Certo, come quel personaggio di Molière che all’improvviso si accorge «di aver fatto sempre della prosa», alcuni possono formulare dottrine e teorie a loro insaputa. Ma è nostra intenzione evitare una guerra di parole. Poiché da noi – la Patria del diritto – è in discussione al Senato, dopo una prima lettura della Camera, un disegno di legge noto col nome di Alessandro Zan del Partito democratico, suo primo firmatario (in realtà si tratta di un testo che ne ha unificati altri) attingiamo da lì le definizioni che potrebbero esserci imposte con il potere della legge.

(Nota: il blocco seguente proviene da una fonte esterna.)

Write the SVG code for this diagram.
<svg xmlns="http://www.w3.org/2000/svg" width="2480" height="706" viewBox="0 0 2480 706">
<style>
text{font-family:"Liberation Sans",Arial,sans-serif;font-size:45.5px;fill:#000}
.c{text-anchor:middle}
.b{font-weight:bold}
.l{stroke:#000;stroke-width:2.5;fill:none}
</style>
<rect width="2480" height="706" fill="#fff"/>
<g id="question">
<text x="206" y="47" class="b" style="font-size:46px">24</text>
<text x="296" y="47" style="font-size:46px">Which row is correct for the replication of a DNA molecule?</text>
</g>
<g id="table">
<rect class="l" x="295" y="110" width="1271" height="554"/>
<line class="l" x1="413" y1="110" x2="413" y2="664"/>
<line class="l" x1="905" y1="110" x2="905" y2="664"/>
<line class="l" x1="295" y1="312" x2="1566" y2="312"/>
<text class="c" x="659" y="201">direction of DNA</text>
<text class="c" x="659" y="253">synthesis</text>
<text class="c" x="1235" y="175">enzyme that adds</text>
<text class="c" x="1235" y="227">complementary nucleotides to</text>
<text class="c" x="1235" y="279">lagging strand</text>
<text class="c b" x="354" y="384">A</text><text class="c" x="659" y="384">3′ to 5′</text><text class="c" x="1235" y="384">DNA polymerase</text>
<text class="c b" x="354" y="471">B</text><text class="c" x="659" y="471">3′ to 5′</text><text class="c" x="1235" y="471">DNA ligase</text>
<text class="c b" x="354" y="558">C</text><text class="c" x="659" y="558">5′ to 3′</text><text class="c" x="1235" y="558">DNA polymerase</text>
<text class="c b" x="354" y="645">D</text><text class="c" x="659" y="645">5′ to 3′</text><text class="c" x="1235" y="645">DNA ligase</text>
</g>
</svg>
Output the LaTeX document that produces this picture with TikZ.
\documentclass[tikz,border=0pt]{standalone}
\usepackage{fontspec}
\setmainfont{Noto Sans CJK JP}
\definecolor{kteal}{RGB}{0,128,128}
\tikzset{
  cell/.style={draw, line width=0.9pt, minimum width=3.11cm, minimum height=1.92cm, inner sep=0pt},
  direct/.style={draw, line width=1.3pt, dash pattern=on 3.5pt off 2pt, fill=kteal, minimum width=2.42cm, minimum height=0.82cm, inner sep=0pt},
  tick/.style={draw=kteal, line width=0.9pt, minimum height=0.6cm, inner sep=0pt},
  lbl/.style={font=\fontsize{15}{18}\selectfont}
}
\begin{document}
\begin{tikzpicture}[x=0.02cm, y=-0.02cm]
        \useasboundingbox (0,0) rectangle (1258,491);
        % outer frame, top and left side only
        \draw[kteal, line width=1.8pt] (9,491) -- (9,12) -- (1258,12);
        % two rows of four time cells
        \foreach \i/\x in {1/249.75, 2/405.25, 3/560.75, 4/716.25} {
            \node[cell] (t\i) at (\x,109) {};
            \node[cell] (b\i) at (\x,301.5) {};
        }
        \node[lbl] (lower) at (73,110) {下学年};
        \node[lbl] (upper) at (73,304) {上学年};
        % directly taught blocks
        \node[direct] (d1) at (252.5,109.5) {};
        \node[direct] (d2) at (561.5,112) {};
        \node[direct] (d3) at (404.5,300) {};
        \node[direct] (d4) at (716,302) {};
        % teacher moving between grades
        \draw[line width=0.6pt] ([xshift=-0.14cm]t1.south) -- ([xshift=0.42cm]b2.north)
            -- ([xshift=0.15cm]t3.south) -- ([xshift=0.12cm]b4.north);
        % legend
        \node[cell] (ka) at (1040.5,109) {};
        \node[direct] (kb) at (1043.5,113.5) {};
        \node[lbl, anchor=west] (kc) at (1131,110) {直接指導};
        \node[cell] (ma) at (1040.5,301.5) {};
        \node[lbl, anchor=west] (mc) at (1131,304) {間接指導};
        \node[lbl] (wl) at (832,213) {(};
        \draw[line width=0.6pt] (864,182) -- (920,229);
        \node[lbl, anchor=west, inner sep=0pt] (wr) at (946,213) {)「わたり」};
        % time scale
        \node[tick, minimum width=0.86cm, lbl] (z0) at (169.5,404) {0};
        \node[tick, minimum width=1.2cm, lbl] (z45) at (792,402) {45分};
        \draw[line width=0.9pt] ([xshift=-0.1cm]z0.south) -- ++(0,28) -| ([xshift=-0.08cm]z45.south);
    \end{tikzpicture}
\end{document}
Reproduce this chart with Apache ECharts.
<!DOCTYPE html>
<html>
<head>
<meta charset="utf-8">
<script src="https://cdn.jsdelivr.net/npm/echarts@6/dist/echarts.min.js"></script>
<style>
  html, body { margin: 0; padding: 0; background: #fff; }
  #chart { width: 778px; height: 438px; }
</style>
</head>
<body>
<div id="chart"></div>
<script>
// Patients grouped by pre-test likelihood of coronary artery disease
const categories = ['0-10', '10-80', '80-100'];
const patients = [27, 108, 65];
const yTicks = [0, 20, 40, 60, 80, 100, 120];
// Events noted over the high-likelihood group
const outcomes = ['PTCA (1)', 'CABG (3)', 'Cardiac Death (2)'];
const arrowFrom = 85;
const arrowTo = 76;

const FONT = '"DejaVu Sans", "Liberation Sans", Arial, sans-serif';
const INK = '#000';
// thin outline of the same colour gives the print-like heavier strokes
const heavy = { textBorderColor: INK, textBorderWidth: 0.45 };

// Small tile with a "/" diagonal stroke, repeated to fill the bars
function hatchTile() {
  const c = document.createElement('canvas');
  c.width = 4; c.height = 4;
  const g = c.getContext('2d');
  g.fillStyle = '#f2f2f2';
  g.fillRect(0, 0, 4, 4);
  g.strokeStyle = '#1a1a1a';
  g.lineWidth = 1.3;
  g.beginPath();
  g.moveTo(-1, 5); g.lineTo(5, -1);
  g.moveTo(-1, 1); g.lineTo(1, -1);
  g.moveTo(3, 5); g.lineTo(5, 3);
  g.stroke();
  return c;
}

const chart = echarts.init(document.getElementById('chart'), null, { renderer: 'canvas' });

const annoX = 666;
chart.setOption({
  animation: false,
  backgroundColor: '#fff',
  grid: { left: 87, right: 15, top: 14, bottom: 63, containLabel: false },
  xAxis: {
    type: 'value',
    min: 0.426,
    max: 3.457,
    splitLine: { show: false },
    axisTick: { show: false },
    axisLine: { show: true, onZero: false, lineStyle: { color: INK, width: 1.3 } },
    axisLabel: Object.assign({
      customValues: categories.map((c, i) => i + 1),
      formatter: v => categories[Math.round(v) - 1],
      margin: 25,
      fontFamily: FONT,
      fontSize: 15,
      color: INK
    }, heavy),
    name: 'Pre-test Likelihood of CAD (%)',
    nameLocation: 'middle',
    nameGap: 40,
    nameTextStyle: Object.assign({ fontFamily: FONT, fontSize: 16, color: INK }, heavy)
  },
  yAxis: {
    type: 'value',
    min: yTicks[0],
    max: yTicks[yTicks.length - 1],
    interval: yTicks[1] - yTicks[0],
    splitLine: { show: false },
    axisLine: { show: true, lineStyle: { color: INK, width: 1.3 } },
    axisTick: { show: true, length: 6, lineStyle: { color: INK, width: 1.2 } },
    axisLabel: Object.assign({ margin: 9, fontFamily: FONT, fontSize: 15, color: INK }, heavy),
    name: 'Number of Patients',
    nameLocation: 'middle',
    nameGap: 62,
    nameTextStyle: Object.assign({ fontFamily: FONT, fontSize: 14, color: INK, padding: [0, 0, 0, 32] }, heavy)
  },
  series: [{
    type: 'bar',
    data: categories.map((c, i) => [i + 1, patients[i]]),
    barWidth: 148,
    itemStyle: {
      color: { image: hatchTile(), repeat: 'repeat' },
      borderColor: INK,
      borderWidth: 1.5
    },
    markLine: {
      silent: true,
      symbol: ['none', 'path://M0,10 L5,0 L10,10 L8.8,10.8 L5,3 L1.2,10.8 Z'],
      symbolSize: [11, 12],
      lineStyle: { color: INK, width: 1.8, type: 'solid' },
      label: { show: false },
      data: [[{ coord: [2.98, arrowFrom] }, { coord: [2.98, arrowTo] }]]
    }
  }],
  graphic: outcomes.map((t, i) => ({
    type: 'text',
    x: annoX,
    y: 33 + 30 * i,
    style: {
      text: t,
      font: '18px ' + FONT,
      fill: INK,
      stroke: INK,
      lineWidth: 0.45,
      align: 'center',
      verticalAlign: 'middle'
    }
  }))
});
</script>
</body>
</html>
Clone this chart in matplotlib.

Non è necessario impegnarsi nell’interpretazione dei 10 articoli che compongono il ddl, anche perché sono tante le spiegazioni dei sostenitori come se parlassero a nome dei giudici che saranno chiamati a sanzionare le violazioni.
Basta citare l’articolo 1 dal titolo indicativo di “Definizioni” che ci autorizza a usare questo termine anche per il gender.
1. Ai fini della presente legge: a) per sesso si intende il sesso biologico o anagrafico; b) per genere si intende qualunque manifestazione esteriore di una persona che sia conforme o contrastante con le aspettative sociali connesse al sesso; c) per orientamento sessuale si intende l’attrazione sessuale o affettiva nei confronti di persone di sesso opposto, dello stesso sesso, o di entrambi i sessi; d) per identità di genere si intende l’identificazione percepita e manifestata di sé in relazione al genere, anche se non corrispondente al sesso, indipendentemente dall’aver concluso un percorso di transizione.
Sulla base di queste coordinate, il ddl Zan è presentato come un deterrente all’omotransfobia (è un obiettivo sicuramente encomiabile) e come un ampliamento dei diritti civili. Premesso – ma non è questo il caso – che per un certo «dirittismo» (copyright di Alessandro Barbero) ricorda spesso un verso di Dante (libito fé licito in sua legge), è sicuramente un diritto civile esprimere il proprio orientamento sessuale anche attraverso il riconoscimento di rapporti giuridici più solidi di quelli attualmente previsti, pur continuando ad appartenere al sesso biologico denunciato all’anagrafe (a meno che non si segua la procedura molto più complessa della trasmigrazione sessuale) che non toglie o aggiunge nulla al diritto di provare, in piena libertà, «attrazione sessuale o affettiva nei confronti di persone di sesso opposto, dello stesso sesso, o di entrambi i sessi».
Che omosessuale è una persona, creata uomo, che per andare a letto con un’altra dello stesso sesso deve percepirsi come donna? Se l’orientamento sessuale viene difeso dalla legge, per quale motivo la teoria dell’identità di genere (ovvero «l’identificazione percepita e manifestata di sé in relazione al genere, anche se non corrispondente al sesso, indipendentemente dall’aver concluso un percorso di transizione») deve trovare posto, in modo arbitrario e truffaldino, nell’ordinamento giuridico alla stregua di un valore comune? Determinando così una vistosa contraddizione: quanto viene percepito diventerebbe reale a norma di legge, mentre ciò che è platealmente reale (il sesso) si trasformerebbe in un’opinione, magari un po’ retrò e a rischio di essere ritenuta una prevaricazione.